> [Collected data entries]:
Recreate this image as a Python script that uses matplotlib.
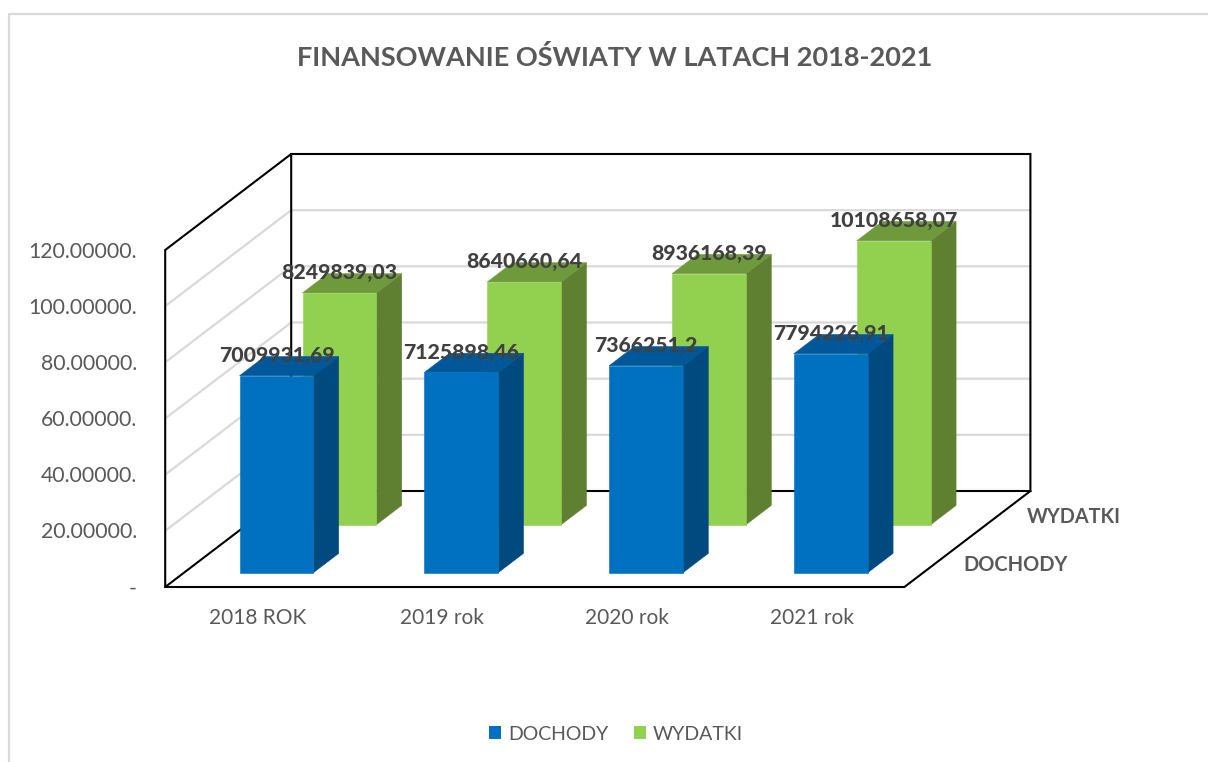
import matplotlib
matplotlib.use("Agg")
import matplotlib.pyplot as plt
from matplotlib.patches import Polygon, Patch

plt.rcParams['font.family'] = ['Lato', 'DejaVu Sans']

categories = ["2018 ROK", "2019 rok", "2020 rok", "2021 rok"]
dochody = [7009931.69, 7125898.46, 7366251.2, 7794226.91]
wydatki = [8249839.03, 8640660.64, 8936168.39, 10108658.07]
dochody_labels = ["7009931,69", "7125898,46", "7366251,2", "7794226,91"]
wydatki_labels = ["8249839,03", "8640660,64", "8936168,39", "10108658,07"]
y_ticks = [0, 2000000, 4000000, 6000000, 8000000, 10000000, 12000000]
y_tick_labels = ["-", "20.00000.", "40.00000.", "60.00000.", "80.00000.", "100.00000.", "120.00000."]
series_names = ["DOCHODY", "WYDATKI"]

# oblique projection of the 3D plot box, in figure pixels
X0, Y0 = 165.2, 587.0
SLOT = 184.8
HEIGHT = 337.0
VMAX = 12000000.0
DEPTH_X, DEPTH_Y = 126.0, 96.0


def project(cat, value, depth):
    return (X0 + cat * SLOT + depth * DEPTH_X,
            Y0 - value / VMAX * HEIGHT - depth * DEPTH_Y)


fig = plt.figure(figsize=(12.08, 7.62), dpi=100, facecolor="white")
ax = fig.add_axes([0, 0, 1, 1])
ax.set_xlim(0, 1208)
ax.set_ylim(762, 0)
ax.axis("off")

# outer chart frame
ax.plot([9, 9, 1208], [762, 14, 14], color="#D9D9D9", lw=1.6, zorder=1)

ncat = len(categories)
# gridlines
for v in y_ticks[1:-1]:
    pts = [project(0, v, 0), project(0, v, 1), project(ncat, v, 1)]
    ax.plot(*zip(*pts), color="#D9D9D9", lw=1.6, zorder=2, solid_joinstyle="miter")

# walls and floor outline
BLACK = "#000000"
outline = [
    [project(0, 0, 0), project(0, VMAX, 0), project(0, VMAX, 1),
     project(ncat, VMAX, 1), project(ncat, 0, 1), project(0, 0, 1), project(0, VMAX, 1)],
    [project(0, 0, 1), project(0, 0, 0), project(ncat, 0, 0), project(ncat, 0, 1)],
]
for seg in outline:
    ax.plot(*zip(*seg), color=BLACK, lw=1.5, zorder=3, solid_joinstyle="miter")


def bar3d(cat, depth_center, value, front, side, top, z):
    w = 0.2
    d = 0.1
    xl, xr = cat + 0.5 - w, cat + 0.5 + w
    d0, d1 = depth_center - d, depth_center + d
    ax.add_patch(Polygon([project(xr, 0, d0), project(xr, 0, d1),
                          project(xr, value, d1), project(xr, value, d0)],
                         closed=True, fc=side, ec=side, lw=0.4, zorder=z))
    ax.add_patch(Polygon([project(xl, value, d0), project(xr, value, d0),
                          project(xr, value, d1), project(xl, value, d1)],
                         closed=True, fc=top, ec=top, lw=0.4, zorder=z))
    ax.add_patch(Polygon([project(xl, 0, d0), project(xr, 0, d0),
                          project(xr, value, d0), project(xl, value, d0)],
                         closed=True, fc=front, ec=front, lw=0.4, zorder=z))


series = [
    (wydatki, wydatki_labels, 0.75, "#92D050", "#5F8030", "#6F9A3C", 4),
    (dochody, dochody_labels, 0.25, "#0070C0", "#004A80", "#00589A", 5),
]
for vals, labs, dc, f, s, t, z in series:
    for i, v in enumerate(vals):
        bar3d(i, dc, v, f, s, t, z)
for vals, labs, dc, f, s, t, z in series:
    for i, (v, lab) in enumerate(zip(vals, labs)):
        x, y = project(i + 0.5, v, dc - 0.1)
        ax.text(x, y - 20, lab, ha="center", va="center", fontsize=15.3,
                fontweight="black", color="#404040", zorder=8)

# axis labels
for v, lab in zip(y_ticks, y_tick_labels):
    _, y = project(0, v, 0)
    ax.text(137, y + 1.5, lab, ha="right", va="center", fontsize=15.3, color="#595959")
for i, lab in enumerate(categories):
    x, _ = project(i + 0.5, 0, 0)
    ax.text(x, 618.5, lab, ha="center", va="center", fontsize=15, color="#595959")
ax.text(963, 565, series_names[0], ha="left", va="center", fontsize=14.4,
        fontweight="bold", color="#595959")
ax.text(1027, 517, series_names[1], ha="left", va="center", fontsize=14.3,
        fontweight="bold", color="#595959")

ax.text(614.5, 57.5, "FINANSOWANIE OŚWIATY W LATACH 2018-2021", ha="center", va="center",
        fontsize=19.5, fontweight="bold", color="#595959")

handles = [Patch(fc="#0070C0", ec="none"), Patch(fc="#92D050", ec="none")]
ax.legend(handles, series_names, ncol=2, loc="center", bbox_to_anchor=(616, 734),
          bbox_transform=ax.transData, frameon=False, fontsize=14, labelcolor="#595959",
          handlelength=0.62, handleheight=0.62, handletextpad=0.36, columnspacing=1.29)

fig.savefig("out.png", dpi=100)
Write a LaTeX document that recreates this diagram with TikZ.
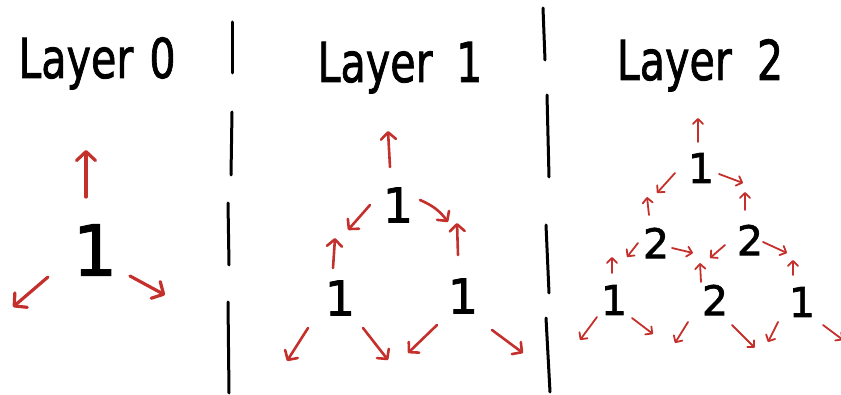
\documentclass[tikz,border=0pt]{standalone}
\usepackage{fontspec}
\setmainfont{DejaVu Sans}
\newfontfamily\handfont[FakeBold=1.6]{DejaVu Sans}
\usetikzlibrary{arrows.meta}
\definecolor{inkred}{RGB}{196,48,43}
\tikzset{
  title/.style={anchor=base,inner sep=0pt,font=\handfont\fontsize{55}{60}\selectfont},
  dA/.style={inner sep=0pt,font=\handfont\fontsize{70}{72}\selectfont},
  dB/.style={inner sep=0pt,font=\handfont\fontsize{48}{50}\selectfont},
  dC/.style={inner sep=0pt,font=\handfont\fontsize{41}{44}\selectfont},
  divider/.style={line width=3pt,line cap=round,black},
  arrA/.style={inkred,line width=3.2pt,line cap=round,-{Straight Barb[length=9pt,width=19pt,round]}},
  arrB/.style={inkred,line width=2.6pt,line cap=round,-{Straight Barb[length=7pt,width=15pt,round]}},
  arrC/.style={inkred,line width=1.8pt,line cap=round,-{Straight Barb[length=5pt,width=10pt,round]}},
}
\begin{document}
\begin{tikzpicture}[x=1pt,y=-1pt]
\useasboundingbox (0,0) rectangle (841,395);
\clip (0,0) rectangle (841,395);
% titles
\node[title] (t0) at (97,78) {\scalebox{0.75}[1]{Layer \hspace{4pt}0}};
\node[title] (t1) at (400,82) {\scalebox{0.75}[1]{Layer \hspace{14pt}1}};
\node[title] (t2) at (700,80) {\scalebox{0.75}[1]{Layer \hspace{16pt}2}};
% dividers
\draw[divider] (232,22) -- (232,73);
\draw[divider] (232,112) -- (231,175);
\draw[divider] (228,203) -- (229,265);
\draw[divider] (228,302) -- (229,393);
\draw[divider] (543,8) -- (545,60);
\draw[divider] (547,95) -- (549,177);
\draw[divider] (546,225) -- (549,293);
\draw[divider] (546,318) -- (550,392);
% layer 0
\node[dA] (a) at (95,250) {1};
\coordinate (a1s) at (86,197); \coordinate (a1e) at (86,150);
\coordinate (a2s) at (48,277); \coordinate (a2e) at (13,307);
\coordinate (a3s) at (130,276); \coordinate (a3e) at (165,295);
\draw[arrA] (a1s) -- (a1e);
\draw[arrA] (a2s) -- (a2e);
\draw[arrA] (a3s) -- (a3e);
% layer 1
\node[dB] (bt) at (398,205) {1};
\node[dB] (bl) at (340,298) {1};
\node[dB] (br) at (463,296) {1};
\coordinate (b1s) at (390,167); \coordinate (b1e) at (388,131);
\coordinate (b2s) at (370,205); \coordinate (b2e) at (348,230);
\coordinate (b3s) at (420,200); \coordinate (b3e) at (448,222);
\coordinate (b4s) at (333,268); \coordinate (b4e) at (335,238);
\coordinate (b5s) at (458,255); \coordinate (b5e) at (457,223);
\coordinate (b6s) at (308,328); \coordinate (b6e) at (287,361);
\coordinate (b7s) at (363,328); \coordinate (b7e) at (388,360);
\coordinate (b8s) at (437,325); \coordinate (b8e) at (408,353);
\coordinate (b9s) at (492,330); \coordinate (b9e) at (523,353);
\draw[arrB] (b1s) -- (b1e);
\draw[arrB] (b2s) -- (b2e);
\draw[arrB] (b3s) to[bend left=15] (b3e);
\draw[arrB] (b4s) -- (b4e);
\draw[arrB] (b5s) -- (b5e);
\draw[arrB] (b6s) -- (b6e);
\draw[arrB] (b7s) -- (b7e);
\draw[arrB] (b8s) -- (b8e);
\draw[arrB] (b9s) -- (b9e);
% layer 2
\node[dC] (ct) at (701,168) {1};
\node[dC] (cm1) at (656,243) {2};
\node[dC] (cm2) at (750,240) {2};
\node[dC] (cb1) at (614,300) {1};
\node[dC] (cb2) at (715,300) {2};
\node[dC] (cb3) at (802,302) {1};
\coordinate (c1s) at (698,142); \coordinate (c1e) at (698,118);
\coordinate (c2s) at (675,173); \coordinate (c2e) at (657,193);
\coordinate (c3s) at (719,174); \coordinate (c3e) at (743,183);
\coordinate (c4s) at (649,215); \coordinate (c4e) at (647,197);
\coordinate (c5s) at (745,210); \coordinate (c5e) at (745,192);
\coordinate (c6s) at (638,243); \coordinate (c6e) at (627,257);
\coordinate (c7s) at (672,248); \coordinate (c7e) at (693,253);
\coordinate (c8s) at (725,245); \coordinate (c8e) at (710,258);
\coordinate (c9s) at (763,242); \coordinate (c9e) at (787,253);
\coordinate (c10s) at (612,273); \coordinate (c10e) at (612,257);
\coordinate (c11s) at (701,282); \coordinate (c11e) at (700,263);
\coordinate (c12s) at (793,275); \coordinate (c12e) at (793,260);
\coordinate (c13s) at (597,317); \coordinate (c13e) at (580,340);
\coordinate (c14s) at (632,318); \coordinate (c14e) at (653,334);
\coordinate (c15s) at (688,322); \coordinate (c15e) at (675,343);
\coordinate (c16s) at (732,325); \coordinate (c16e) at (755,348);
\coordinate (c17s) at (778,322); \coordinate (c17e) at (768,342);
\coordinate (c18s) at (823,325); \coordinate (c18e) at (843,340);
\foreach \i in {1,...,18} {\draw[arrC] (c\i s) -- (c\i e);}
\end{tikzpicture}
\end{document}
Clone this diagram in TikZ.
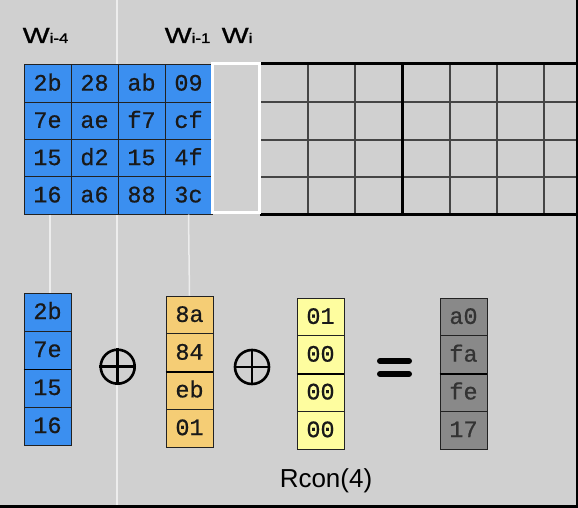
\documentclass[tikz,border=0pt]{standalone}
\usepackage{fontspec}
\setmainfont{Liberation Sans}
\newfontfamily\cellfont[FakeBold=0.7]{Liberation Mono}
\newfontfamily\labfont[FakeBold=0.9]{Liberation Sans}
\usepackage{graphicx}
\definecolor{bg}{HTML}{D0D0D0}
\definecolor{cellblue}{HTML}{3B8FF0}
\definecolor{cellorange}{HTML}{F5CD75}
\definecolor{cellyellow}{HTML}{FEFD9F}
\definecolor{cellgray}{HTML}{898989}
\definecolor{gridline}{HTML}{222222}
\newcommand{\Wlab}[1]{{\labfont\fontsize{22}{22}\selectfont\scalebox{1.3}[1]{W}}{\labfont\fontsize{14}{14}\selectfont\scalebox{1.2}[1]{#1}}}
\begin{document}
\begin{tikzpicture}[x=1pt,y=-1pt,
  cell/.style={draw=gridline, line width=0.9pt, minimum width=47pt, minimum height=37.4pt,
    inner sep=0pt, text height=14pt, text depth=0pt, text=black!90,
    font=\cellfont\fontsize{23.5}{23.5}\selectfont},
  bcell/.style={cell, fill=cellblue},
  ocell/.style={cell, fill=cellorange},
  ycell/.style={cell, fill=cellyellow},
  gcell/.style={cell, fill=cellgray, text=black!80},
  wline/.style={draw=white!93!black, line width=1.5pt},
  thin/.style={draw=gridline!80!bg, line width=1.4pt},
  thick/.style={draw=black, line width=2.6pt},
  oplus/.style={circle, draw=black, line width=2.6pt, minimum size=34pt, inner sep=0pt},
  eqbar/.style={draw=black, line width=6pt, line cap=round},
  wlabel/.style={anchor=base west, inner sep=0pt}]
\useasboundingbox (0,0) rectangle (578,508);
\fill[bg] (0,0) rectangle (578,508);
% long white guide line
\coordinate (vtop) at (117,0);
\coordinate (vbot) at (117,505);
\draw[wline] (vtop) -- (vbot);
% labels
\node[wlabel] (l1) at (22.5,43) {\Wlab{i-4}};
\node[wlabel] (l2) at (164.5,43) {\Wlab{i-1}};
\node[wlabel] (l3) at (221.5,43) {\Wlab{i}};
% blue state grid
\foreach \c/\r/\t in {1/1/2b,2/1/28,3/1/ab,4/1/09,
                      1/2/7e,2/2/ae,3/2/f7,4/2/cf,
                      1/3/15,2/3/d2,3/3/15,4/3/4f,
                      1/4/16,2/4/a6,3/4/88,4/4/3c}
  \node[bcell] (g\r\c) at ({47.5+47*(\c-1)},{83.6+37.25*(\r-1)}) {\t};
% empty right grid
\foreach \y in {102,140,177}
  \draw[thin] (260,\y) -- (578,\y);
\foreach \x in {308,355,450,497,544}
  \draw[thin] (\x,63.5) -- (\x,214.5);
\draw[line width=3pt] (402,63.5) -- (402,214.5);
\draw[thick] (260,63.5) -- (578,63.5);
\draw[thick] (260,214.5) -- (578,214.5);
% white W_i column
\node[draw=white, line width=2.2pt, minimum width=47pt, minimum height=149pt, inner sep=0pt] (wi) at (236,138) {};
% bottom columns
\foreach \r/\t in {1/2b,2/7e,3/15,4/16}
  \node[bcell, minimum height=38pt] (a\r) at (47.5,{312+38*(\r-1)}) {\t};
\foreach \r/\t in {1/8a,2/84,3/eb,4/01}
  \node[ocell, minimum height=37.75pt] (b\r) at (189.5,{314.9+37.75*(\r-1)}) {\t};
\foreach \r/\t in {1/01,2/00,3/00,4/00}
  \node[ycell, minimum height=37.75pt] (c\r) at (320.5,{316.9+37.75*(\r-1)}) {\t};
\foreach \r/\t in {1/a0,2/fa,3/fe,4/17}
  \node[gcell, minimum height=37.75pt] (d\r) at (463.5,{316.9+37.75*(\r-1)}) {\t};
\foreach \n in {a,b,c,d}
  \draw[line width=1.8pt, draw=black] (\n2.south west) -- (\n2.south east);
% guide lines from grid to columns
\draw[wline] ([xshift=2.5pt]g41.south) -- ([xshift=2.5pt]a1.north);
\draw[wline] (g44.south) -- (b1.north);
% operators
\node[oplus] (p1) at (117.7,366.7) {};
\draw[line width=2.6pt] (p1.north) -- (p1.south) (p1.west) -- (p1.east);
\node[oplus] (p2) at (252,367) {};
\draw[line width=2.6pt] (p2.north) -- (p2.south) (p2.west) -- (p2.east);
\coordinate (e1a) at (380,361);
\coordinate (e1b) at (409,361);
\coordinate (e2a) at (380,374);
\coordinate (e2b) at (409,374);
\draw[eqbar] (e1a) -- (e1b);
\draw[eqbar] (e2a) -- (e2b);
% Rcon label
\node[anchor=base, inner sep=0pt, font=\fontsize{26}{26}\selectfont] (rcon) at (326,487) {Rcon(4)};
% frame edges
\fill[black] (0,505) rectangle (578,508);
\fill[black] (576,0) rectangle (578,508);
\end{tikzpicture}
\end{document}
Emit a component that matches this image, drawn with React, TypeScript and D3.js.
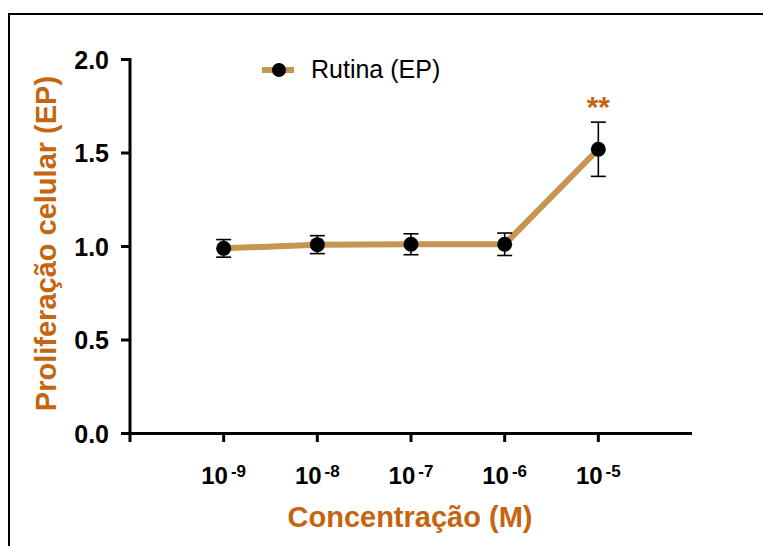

> [EXERCISE OBJECTIVE]: Reproduce the data above word for word from its first line through the line that holds "DEPTH_X, DEPTH_Y = 126.0, 96.0", both ends included; skip pictures.

> [SOLUTION TO THIS EXERCISE]:
Recreate this image as a Python script that uses matplotlib.
import matplotlib
matplotlib.use("Agg")
import matplotlib.pyplot as plt
from matplotlib.patches import Polygon, Patch

plt.rcParams['font.family'] = ['Lato', 'DejaVu Sans']

categories = ["2018 ROK", "2019 rok", "2020 rok", "2021 rok"]
dochody = [7009931.69, 7125898.46, 7366251.2, 7794226.91]
wydatki = [8249839.03, 8640660.64, 8936168.39, 10108658.07]
dochody_labels = ["7009931,69", "7125898,46", "7366251,2", "7794226,91"]
wydatki_labels = ["8249839,03", "8640660,64", "8936168,39", "10108658,07"]
y_ticks = [0, 2000000, 4000000, 6000000, 8000000, 10000000, 12000000]
y_tick_labels = ["-", "20.00000.", "40.00000.", "60.00000.", "80.00000.", "100.00000.", "120.00000."]
series_names = ["DOCHODY", "WYDATKI"]

# oblique projection of the 3D plot box, in figure pixels
X0, Y0 = 165.2, 587.0
SLOT = 184.8
HEIGHT = 337.0
VMAX = 12000000.0
DEPTH_X, DEPTH_Y = 126.0, 96.0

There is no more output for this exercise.